Thursday, March 13, 2014

Knowing Your Limits

I'm truly terrible at writing under expectation. I used to think it was pressure, but it turns out, I can write 10+ papers a semester and a thesis and only truly lament that if I had backed up my computer better, I wouldn't have had to re-write a 20+ page one my senior year (and... three my junior year so... I guess I sort of learned my lesson times a million, or am a total glutton for punishment).

Writing after college, I did fine until I quit being a reporter and my now-somewhere-else mentor told me I needed to hop back on the horse and stop wasting my talent. I told another mentor, a trusted friend, and he asked me what else was I going to do besides write?

Never had I felt so cornered. Like my worth was in my words.

So, I decided to keep working for our family business. I started writing for fun, and sometimes money. But those jobs and I were not a good fit, and when I do not engage in them, I am happier. I'm relieved. That's not usually the emotion one should feel, I think. It's also a bad attitude, but I'm going more for intellectual honesty here and less about pride.

The couple weeks before Grace was born, I took a creative writing e-class on narration and storytelling. But it comes down to that new trigger - you are your words, make them roar. Even when I feel like a big sigh? So I'm taking a break from freelance, and I'm going to write what I want, and start teaching in the fall - my new adventure.

Adventure. I like to say the word, tasting it. Everything is so different from what I imagined my life to be. I saw my twenties in a big city with a big writing job and, and, and... not a husband, or a baby, or worrying about where we're going to end up for residency, or wondering how close we'll be to family, or planning bedtime nap time and wake-up time around a little monster with long eyelashes and the happiest-to-see-you-mom! smile.

We all have our tough days. We all have our lonely days.
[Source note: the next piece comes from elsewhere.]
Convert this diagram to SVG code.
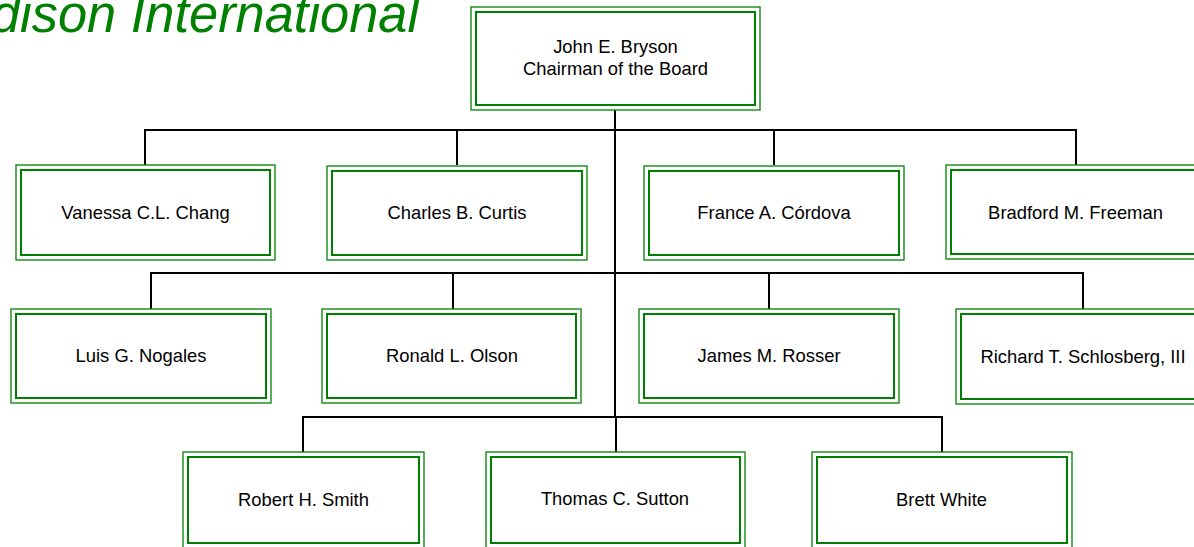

Just because I have a husband and a baby doesn't mean I don't get lonely. It's the kind of void only I can fill; the void of my life, and living for me. I cannot be myself if I do not take care of me.

My limits are not set - I can push them, I can lower them, I can accept them. I've been trying to exercise more than my body is sooo not having it. That's really hard for me.

Fine, I'm a toaster oven more than a microwave. You can't wish a crockpot to be an oven - they have different purposes and methods. So, I persevere, and try again. That's what I do! And that's how I do. Now, back to those book reviews.